— start RECORDS PROVIDED —

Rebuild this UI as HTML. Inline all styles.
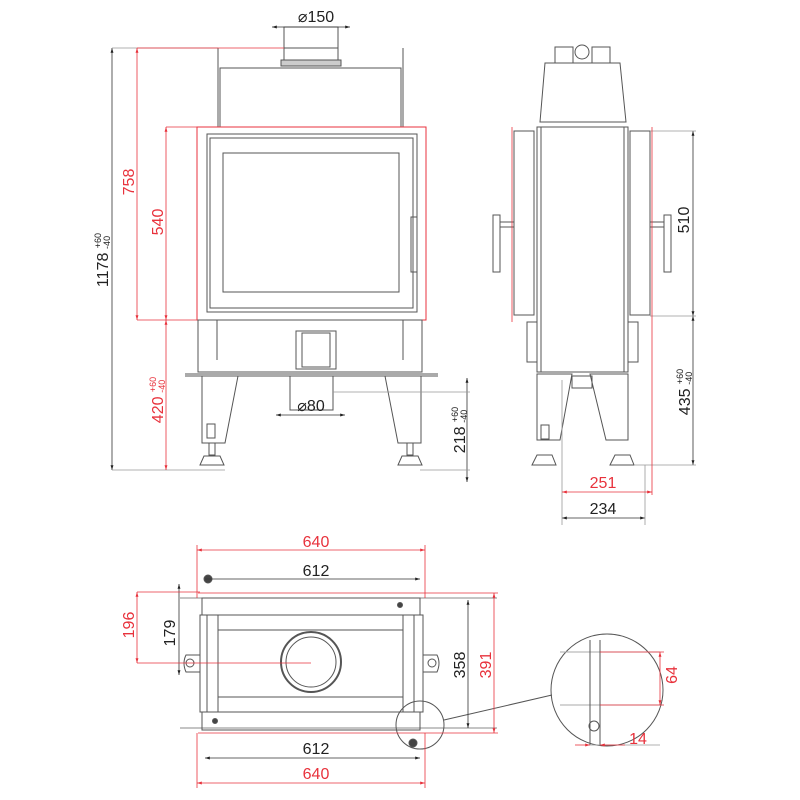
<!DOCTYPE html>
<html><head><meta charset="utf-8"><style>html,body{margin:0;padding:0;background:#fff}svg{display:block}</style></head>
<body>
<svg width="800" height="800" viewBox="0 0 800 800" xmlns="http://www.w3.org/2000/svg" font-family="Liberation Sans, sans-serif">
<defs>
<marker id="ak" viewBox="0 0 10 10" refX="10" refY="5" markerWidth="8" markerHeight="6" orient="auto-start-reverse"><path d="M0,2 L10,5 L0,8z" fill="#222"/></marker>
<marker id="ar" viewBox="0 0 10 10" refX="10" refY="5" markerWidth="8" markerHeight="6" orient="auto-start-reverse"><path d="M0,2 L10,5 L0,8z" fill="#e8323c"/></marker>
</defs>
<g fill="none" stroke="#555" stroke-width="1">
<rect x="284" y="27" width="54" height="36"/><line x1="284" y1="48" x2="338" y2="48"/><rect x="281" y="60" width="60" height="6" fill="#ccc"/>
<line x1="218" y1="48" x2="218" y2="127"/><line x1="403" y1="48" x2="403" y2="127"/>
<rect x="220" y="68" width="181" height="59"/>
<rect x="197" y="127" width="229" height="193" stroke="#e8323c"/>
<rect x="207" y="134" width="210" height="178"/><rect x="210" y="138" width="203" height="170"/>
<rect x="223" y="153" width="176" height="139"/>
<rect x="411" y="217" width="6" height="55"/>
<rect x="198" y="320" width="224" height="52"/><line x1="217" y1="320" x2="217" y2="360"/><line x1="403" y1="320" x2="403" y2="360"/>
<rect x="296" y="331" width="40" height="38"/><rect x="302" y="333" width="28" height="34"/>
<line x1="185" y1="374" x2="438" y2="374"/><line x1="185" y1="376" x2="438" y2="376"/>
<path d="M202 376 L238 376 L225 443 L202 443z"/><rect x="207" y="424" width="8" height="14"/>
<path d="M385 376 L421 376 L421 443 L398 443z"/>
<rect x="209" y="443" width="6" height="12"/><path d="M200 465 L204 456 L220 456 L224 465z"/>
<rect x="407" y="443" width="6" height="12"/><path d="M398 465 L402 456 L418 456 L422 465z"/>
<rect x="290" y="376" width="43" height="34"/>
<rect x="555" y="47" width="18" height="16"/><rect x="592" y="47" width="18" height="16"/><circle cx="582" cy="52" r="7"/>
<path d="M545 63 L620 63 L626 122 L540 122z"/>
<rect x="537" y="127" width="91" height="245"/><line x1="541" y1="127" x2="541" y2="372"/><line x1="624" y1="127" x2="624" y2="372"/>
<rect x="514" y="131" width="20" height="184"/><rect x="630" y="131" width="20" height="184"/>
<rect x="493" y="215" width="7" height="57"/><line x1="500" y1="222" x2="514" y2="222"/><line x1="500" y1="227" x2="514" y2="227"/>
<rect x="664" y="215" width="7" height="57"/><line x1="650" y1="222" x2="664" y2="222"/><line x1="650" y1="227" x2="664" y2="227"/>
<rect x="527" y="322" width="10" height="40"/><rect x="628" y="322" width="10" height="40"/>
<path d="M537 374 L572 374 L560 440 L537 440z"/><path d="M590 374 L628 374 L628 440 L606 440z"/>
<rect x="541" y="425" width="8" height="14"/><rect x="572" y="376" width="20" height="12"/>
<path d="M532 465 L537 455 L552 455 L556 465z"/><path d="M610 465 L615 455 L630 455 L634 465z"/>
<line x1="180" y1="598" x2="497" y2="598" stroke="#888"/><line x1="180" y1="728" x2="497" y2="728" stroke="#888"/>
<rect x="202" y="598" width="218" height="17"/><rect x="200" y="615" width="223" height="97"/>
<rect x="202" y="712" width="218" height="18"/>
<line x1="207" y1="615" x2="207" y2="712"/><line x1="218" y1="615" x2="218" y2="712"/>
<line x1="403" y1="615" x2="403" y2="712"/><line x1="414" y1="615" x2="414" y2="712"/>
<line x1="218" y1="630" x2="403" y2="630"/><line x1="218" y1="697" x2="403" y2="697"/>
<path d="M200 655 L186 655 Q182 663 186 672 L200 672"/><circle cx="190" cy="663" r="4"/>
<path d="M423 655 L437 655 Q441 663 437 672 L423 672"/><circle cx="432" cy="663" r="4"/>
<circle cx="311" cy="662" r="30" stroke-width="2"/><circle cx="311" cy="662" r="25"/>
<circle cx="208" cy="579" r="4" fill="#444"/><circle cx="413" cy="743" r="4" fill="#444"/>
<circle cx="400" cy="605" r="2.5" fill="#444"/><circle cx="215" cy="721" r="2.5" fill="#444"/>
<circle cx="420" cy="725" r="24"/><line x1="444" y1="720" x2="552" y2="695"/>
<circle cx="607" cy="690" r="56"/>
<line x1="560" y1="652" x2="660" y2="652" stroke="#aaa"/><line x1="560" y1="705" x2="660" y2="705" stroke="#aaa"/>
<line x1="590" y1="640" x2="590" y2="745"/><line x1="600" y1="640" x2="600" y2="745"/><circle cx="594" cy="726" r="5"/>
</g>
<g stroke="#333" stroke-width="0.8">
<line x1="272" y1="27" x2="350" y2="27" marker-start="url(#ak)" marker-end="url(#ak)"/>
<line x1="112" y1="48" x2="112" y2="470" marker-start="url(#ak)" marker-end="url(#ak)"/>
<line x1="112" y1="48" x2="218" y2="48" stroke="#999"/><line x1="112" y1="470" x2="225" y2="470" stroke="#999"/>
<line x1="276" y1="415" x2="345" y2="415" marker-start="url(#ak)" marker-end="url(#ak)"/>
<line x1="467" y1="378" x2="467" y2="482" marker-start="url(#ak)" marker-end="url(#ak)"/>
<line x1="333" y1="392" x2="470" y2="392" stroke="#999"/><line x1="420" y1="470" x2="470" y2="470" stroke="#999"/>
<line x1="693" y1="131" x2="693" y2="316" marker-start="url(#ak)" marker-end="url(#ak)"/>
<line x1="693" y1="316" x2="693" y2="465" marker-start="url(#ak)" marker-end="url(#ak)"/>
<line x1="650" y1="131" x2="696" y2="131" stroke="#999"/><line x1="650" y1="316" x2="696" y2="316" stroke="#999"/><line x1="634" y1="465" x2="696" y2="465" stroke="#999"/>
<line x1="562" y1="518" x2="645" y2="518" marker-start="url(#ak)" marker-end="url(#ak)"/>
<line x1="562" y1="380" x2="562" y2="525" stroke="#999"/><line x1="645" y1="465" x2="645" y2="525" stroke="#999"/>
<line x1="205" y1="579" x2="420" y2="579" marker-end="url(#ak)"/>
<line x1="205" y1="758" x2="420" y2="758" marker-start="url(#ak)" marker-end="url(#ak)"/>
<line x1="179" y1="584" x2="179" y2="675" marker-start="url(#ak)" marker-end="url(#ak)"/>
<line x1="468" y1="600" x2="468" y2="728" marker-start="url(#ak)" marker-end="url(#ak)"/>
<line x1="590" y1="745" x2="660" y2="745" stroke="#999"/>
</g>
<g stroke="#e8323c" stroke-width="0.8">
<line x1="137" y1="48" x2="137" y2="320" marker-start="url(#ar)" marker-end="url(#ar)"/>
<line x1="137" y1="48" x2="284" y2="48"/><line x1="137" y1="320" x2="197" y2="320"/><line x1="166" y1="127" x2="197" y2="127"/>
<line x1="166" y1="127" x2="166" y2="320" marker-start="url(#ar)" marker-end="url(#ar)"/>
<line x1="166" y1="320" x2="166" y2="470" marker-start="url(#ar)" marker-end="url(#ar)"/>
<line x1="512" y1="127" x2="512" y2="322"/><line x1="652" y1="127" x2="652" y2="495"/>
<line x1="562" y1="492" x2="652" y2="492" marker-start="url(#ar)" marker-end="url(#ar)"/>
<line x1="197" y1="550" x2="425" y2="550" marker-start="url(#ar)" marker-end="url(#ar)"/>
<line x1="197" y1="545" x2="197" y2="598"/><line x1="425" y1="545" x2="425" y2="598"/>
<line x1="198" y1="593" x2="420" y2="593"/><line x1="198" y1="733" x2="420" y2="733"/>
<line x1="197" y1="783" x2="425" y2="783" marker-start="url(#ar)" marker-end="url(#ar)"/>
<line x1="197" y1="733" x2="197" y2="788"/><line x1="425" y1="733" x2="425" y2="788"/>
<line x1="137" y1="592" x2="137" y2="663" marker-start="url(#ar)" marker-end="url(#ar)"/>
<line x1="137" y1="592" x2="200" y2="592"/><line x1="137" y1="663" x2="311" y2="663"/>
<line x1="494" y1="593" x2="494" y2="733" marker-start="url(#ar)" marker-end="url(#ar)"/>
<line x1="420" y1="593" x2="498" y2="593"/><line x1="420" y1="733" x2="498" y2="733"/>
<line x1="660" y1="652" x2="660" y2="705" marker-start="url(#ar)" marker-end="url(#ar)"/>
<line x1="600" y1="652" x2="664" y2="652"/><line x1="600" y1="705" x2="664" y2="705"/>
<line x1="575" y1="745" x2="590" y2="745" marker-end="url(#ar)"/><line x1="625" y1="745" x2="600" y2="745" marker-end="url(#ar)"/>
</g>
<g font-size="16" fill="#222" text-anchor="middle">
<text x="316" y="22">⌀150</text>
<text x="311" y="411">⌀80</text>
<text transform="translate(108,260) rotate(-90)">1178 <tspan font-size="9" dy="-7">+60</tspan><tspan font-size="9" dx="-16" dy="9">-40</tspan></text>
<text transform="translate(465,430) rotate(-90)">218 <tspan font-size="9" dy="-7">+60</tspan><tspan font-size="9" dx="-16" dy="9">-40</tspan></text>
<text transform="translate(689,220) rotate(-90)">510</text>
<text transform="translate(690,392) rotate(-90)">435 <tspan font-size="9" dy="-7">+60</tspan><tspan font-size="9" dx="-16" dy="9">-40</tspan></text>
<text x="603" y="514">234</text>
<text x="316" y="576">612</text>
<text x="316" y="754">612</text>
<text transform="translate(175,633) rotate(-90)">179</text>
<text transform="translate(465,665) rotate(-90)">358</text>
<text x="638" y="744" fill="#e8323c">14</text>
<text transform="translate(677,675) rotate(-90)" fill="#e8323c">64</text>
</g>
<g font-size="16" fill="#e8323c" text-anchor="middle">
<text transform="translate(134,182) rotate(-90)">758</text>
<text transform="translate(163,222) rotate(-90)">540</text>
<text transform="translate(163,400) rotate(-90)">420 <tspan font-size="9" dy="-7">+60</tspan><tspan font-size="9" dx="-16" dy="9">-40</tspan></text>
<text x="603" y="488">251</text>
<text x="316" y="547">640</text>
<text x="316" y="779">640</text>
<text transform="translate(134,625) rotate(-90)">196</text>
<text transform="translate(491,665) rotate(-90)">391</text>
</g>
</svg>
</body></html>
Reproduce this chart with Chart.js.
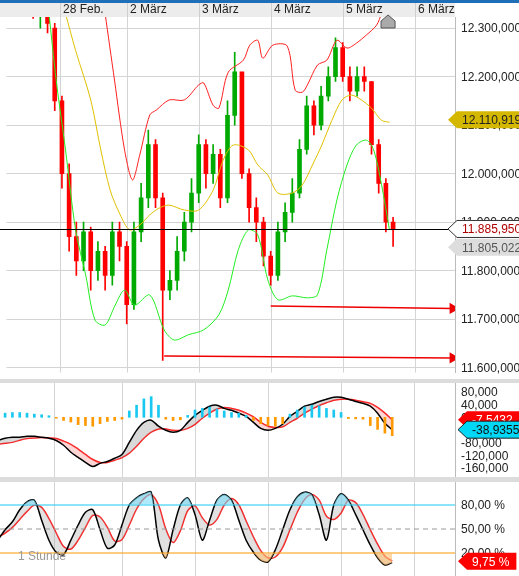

— end RECORDS PROVIDED —

WHAT TO DO: Select and copy every line of the listing with the word "this".

TASK RESULT:
Rebuild this UI as HTML. Inline all styles.
Reproduce this chart with Chart.js.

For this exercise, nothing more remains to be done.